The Lens Culture Awards are however a little different to most competitions, which are, as we know, just for horses. As part of your entry fee you also get a written review of your submission. I’ve no idea who they get to do this, they are always anonymous (because they don’t want the reviewer to be subsequently pestered), but they are never impersonal. I’ve always appreciated these reviews; as someone who is entirely self taught and utterly clueless as to whether the work they are producing is any good, these reviews have felt like a candle on a dimly lit journey. I should acknowledge at this point the positive comments of family and close friends, especially those with a sophisticated and well developed aesthetic, have always been gratefully received, but still, recognition by your otherwise more temperate peers has always felt sweeter.
In one respect, it ought to be enough to simply undertake this journey with enough confidence that the relative quality of my work is unimportant, especially when the people I meet, the experiences I have had and the sense of purpose and serenity that the journey has so far afforded me have all been so positive and rewarding. However, it is hardly a coincidence that the people most likely to tell you that the opinions of others are unimportant are also the people who have already received positive affirmation for their efforts, much like the people who tell you that money is not important are also the ones most likely to have it.

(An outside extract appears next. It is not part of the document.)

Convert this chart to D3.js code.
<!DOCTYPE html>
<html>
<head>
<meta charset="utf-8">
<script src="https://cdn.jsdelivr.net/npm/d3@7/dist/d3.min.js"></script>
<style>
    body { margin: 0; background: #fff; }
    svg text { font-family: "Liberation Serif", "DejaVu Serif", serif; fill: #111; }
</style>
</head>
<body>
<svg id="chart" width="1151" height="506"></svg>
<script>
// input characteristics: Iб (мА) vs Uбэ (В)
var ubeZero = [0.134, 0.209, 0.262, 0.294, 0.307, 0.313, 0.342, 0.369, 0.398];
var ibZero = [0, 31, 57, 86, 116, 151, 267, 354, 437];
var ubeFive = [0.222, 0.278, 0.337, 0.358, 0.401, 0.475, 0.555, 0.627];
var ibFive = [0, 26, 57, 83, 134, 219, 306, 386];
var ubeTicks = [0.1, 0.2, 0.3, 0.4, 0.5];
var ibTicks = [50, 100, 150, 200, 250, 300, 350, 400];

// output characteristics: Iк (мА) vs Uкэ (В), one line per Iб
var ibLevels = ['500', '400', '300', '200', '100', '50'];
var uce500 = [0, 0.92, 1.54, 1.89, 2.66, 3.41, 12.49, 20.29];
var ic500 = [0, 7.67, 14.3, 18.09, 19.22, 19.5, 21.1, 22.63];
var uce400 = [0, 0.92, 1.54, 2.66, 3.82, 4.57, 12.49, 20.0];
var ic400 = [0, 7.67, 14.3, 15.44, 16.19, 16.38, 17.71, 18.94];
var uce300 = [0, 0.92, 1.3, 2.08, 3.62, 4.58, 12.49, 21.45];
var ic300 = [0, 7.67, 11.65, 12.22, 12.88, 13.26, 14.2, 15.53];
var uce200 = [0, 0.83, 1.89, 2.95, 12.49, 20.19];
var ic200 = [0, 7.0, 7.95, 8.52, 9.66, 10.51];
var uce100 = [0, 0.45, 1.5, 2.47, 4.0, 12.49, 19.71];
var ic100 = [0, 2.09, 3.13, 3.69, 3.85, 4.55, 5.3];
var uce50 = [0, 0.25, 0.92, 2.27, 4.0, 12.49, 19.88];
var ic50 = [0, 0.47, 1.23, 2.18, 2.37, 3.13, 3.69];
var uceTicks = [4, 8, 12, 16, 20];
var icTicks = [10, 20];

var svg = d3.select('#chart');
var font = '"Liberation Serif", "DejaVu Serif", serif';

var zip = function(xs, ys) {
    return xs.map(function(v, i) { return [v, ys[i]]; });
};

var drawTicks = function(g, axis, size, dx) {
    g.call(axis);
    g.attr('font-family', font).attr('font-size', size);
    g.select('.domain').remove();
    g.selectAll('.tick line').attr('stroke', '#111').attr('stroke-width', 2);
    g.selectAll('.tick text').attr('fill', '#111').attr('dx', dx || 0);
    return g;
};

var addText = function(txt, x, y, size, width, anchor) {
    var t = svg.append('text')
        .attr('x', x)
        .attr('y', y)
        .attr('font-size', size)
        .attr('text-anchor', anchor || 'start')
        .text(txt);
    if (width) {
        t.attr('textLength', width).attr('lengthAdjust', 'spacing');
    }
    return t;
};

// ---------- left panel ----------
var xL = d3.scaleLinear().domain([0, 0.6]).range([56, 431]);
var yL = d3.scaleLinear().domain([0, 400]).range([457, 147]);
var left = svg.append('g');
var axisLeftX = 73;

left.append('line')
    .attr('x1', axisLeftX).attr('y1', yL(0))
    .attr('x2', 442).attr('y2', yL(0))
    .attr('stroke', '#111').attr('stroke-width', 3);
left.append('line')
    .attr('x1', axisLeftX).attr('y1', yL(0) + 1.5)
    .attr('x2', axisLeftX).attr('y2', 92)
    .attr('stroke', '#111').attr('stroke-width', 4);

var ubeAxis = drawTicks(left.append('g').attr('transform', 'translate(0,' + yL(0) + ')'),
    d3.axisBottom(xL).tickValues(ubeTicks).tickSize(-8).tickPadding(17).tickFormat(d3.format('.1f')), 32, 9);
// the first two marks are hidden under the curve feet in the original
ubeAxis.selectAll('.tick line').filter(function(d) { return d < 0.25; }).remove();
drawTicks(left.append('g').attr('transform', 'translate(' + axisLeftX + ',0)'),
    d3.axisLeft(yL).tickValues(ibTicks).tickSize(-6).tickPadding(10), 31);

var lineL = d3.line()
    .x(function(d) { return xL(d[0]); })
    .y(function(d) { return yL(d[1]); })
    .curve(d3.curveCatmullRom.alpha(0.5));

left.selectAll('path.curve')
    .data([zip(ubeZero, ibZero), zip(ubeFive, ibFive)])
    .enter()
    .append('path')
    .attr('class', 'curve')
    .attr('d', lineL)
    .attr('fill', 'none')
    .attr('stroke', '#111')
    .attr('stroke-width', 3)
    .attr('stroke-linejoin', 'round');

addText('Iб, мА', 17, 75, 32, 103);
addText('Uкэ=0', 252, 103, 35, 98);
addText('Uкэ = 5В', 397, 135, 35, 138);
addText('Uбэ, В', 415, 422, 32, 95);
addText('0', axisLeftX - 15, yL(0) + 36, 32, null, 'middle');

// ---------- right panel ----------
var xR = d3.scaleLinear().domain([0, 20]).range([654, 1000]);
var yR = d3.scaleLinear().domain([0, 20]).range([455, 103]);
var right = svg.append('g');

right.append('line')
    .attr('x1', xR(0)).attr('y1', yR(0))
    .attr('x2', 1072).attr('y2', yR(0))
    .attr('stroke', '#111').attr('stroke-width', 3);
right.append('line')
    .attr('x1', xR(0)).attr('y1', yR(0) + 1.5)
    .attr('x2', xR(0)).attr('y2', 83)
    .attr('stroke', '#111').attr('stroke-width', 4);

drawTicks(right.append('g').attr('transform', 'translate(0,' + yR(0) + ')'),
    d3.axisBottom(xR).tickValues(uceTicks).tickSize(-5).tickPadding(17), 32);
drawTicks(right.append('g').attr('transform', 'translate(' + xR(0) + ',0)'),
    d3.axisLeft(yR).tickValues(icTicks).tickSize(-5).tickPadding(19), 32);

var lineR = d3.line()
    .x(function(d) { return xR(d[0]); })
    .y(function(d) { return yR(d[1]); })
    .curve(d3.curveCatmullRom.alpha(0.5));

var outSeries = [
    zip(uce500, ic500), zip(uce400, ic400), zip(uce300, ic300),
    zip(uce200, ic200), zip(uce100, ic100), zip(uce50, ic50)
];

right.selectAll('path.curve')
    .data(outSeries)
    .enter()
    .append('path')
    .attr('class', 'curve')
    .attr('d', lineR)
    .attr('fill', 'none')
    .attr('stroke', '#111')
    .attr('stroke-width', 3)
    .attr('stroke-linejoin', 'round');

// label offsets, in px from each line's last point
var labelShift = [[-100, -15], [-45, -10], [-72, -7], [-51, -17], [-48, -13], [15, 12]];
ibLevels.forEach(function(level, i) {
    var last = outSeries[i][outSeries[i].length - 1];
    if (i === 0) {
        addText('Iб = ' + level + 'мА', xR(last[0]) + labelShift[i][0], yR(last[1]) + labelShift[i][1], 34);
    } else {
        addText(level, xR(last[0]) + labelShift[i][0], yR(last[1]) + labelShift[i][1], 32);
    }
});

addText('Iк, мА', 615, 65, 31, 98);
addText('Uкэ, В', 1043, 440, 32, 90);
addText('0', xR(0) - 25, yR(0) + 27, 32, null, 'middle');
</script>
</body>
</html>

So I curated my submission, drawing on the early collection of images from the ‘Here Among the Flowers’ project that seemed to be working well and had already received a positive response from many people. At that point, the work had only included male subjects and the idea that there could also be a compelling female presence in the images, whilst still being consistent with the idea of exploring the anima, had not yet been explored. The submission review came back quite quickly and was extremely positive but perhaps no more positive than other submission reviews I had had. It did however help catalyse the development of the project to include a broader range of subjects and the concept of including the unconscious, internal ideal female archetype was the product of that diversification.
I contemplated creating a second submission before the competition closed (you can enter as many times as you like, after all it’s your money!), with an updated set of images that included some of these female archetypes but decided in the end to save that for the Portrait Awards which will run in January 2020. I mused that the submission was good enough for an award I wasn’t going to win so better to keep my powder dry for something where I might stand a fighting chance.

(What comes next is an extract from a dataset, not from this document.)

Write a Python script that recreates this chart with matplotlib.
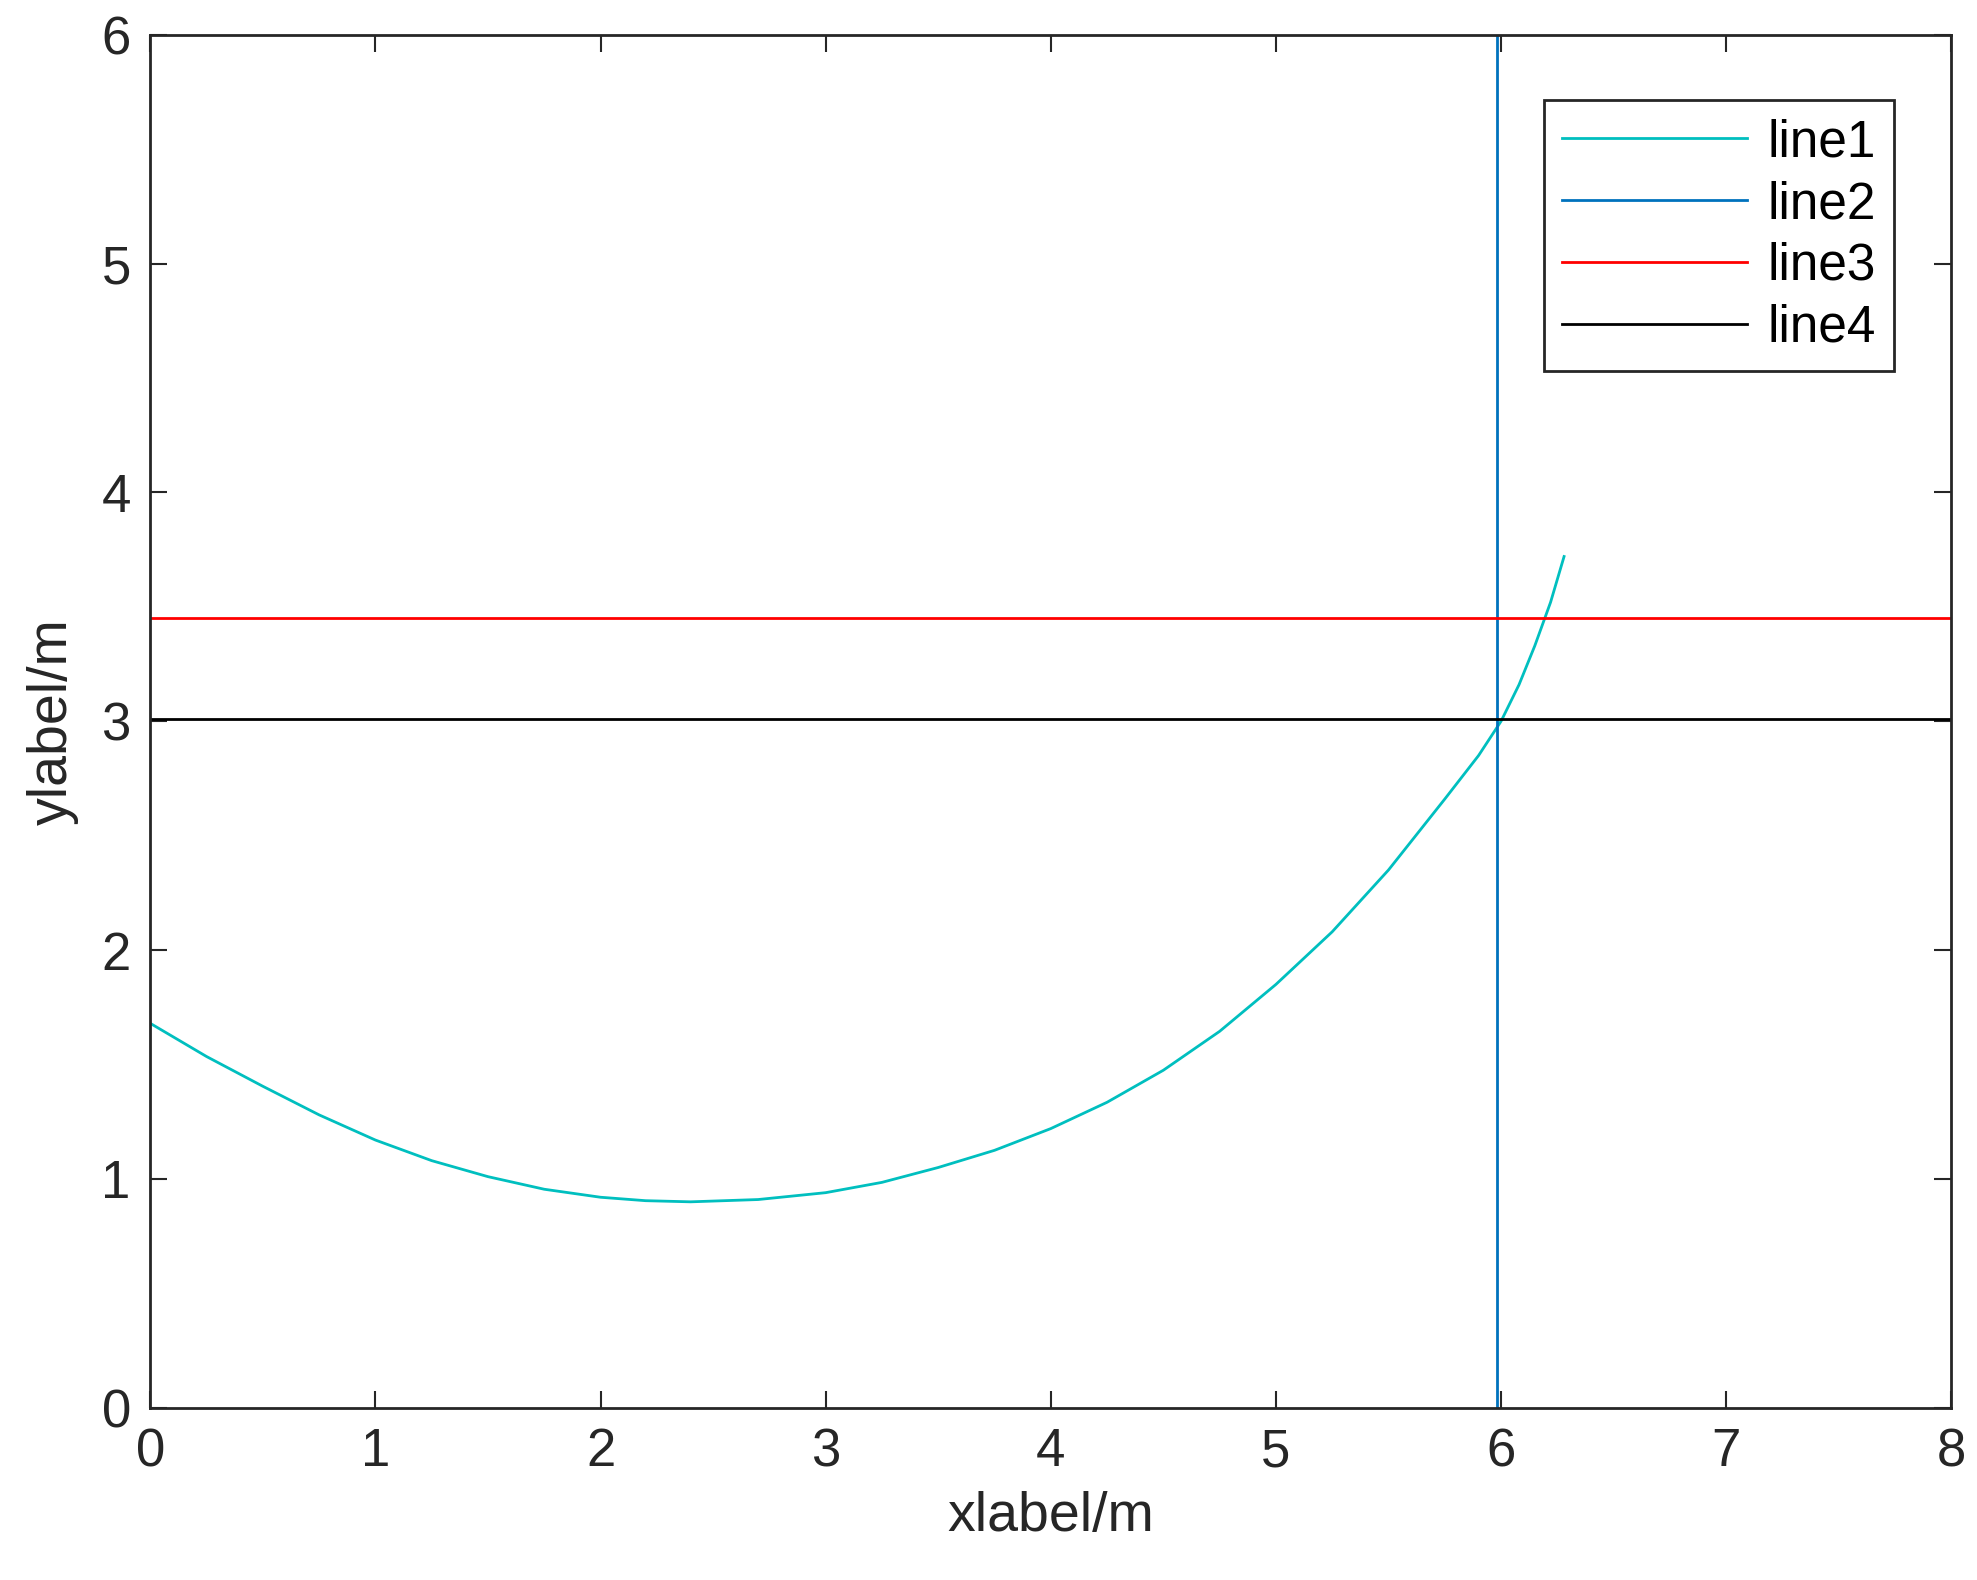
import matplotlib
matplotlib.use('Agg')
import matplotlib.pyplot as plt

# curve points
x1 = [0, 0.25, 0.5, 0.75, 1.0, 1.25, 1.5, 1.75, 2.0, 2.2, 2.4, 2.7, 3.0, 3.25, 3.5,
      3.75, 4.0, 4.25, 4.5, 4.75, 5.0, 5.25, 5.5, 5.75, 5.9, 6.0, 6.08, 6.15, 6.22, 6.28]
y1 = [1.68, 1.535, 1.405, 1.28, 1.17, 1.08, 1.01, 0.955, 0.92, 0.905, 0.90, 0.91, 0.94, 0.985, 1.05,
      1.125, 1.22, 1.335, 1.475, 1.645, 1.85, 2.08, 2.35, 2.66, 2.85, 3.00, 3.16, 3.33, 3.52, 3.72]
x_vert = 5.98
y_red = 3.45
y_black = 3.01

plt.rcParams['font.family'] = ['Liberation Sans', 'DejaVu Sans']
fig = plt.figure(figsize=(19.77, 15.8), dpi=100)
ax = fig.add_axes([0.076, 0.109, 0.911, 0.869])

ax.plot(x1, y1, color='#00BFBF', lw=2.0, label='line1')
ax.axvline(x_vert, color='#0072BD', lw=2.0, label='line2')
ax.axhline(y_red, color='#FF0000', lw=2.0, label='line3')
ax.axhline(y_black, color='#000000', lw=2.0, label='line4')

ax.set_xlim(0, 8)
ax.set_ylim(0, 6)
ax.set_xticks(range(0, 9))
ax.set_yticks(range(0, 7))
ax.tick_params(direction='in', length=12, width=1.5, labelsize=38, pad=14,
               top=True, right=True, colors='#262626')
for s in ax.spines.values():
    s.set_linewidth(2)
    s.set_color('#262626')
ax.set_xlabel('xlabel/m', fontsize=40, color='#262626', labelpad=10)
ax.set_ylabel('ylabel/m', fontsize=40, color='#262626', labelpad=16)

leg = ax.legend(loc='upper right', fontsize=37, fancybox=False, framealpha=1,
                edgecolor='#262626', handlelength=3.6, borderpad=0.35,
                labelspacing=0.25, handletextpad=0.4, bbox_to_anchor=(0.9825, 0.971))
leg.get_frame().set_linewidth(2)

fig.savefig('out.png', dpi=100)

The hit of dopamine I felt when I read the email telling me I had actually been selected but that I had to keep it a secret until the awards were officially announced, was palpable. It felt like a vindication for everything I’d been doing, as if some great hand from above had reached down and touched my very soul. Of course the effect wore off pretty quickly and I soon found myself clinging to the next rung of recognition; there were 25 photographers chosen but there were to also to be a smaller select group chosen for particular recognition, the ‘Jurors Selection’ that raised the recognition just that little bit higher. I found myself waiting for the next dopamine hit but it didn’t come. I had to settle for just being recognised as an ‘Emerging Talent Winner’; juror selection would have to wait.
If the rapid waning of excitement has told me anything it is that building your sense of validation and worth around winning competitions is a fools errand. But then I would say that wouldn’t I, now I’ve finally won something.